When Michael ruthlessly consolidates his power and deals out what he sees as justice to his enemies, this veneer of respectability is brought into sharp focus. Scenes of him renouncing the devil at his nephew’s Christening are intercut with a jarring montage of brutal murders he has ordered of people he sees as threats.
Coppola felt that the betrayal of ideals – that Michael seemed to represent at the beginning of the film – act as a metaphor for America’s own conduct on the world stage. “As [Michael] grew older, as illustrated by the second movie, like America, as it really began to function in the world and deal in the responsibilities and manipulations of power, he began to construct, I feel, almost a hypocrisy. Which is to say ‘I’m doing this for good, I’m doing this for the family, I’m doing this for good things,'” said Coppola.
Michael justifies his actions with the supposedly “good ends” of protecting his family, which he conflates with his own strategic criminal goals and, as the film saga shows, ultimately fails to keep his family safe. At the time he was working on the Godfather, pictures of the brutality and anarchy of the war the US was conducting in Vietnam and its horrific human cost were filtering back, leading people to question what the US was doing there.
Coppola draws this parallel with Michael’s dubious claims for his own motivation and the US’s stated aims of fighting for freedom and democracy overseas, while relentlessly pursuing its own foreign policy objectives. “His actions were certainly like America, saying we want democracy, we want freedom, all these good things but much of the behind-the-scenes actions, necessitated by politics meant we were in a way staining ourselves, like Michael Corleone, like the soul of Dorian Gray was being stained.”
After its release, The Godfather became a huge critical and commercial success. It won three Oscars, including for best picture and best adapted screenplay, and its success prompted an equally lauded sequel two years later, The Godfather: Part II, which went on to win another six Oscars.
The film has become an abiding cultural touchstone that can be seen through many different lenses, a metaphor for US capitalism, a commentary on the American Dream and even a critique of the motion picture industry itself.

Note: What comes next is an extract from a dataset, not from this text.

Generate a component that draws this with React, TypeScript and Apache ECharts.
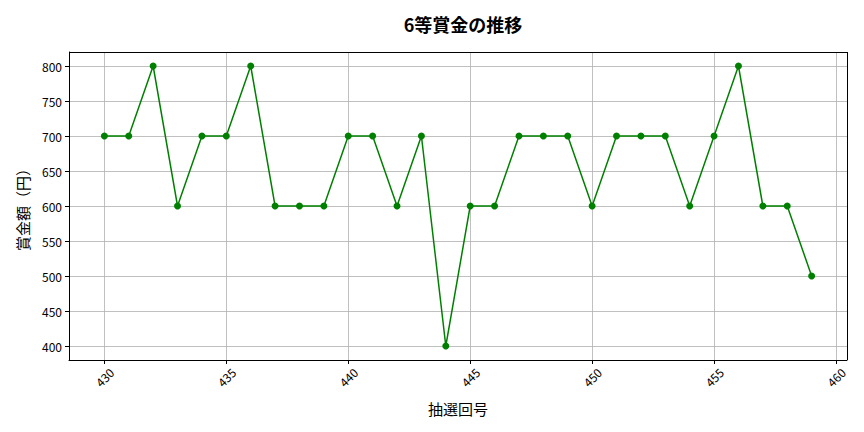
import { useEffect, useRef } from 'react';
import * as echarts from 'echarts';

const draws = [430, 431, 432, 433, 434, 435, 436, 437, 438, 439, 440, 441, 442, 443, 444, 445, 446, 447, 448, 449, 450, 451, 452, 453, 454, 455, 456, 457, 458, 459];
const prizes = [700, 700, 800, 600, 700, 700, 800, 600, 600, 600, 700, 700, 600, 700, 400, 600, 600, 700, 700, 700, 600, 700, 700, 700, 600, 700, 800, 600, 600, 500];
const xTicks = [430, 435, 440, 445, 450, 455, 460];
const yTicks = [400, 450, 500, 550, 600, 650, 700, 750, 800];

const FONT = '"Noto Sans CJK JP", "Noto Sans", sans-serif';

function App() {
  const chartRef = useRef<HTMLDivElement>(null);

  useEffect(() => {
    if (!chartRef.current) return;
    const chart = echarts.init(chartRef.current, null, { renderer: 'svg' });

    chart.setOption({
      animation: false,
      textStyle: { fontFamily: FONT },
      title: {
        text: '6等賞金の推移',
        left: 450,
        top: 2,
        textAlign: 'center',
        textStyle: { fontSize: 18, fontWeight: 'bold', color: '#000', fontFamily: FONT },
      },
      grid: { left: 61, right: 9, top: 44, bottom: 64, outerBoundsMode: 'none', containLabel: false },
      xAxis: {
        type: 'value',
        min: 428.55,
        max: 460.45,
        name: '抽選回号',
        nameLocation: 'middle',
        nameGap: 41,
        nameTextStyle: { fontSize: 15, color: '#000', fontFamily: FONT },
        axisLine: { show: true, lineStyle: { color: '#000', width: 1 } },
        axisTick: { show: true, length: 4, lineStyle: { color: '#000' }, customValues: xTicks },
        axisLabel: {
          customValues: xTicks,
          rotate: 45,
          align: 'center',
          verticalAlign: 'middle',
          margin: 17,
          fontSize: 12,
          color: '#000',
        },
        splitLine: { show: true, lineStyle: { color: '#b0b0b0', width: 0.8 } },
      },
      yAxis: {
        type: 'value',
        min: 380,
        max: 820,
        name: '賞金額（円）',
        nameLocation: 'middle',
        nameGap: 39,
        nameTextStyle: { fontSize: 15, color: '#000', fontFamily: FONT },
        axisLine: { show: true, lineStyle: { color: '#000', width: 1 } },
        axisTick: { show: true, length: 4, lineStyle: { color: '#000' }, customValues: yTicks },
        axisLabel: { customValues: yTicks, fontSize: 12, color: '#000', margin: 7 },
        splitLine: { show: true, lineStyle: { color: '#b0b0b0', width: 0.8 } },
      },
      series: [
        {
          type: 'line',
          data: draws.map((d, i) => [d, prizes[i]]),
          symbol: 'circle',
          symbolSize: 7,
          itemStyle: { color: '#008000' },
          lineStyle: { color: '#008000', width: 1.5 },
        },
        {
          // top and right frame lines
          type: 'line',
          data: [],
          markLine: {
            silent: true,
            symbol: 'none',
            label: { show: false },
            lineStyle: { color: '#000', width: 1, type: 'solid' },
            data: [{ yAxis: 820 }, { xAxis: 460.45 }],
          },
        },
      ],
    });

    return () => chart.dispose();
  }, []);

  return <div ref={chartRef} style={{ width: '848px', height: '416px' }} />;
}

export default App;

Indeed, in a sign of how rich the story is for possible interpretations, John Hulsman and Wess Mitchell’s 2009 book, The Godfather Doctrine, argues that the film is really a parable for precisely the pragmatic foreign policy approach that US should adopt in a post 9/11 world.
However you view it, the film is, among other things, a story about power, how to gain it, how to keep it and how the pursuit of it will inevitably come at a cost to yourself and those you love.
Coppola was writing the screenplay at a period when the US emerged as a superpower, and felt that the country was increasingly justifying using any means to shape global events in its favour.
The first film ends on a sombre note with a shot of the door closing on Kay as Michael, who has just lied to his wife about his murderous actions, is crowned the new Don. Coppola seems to be offering a stark warning – just as Michael’s actions corrupt the person he once believed he was and come at a terrible price for those he loves and wants to protect, so this behaviour could do the same to the US.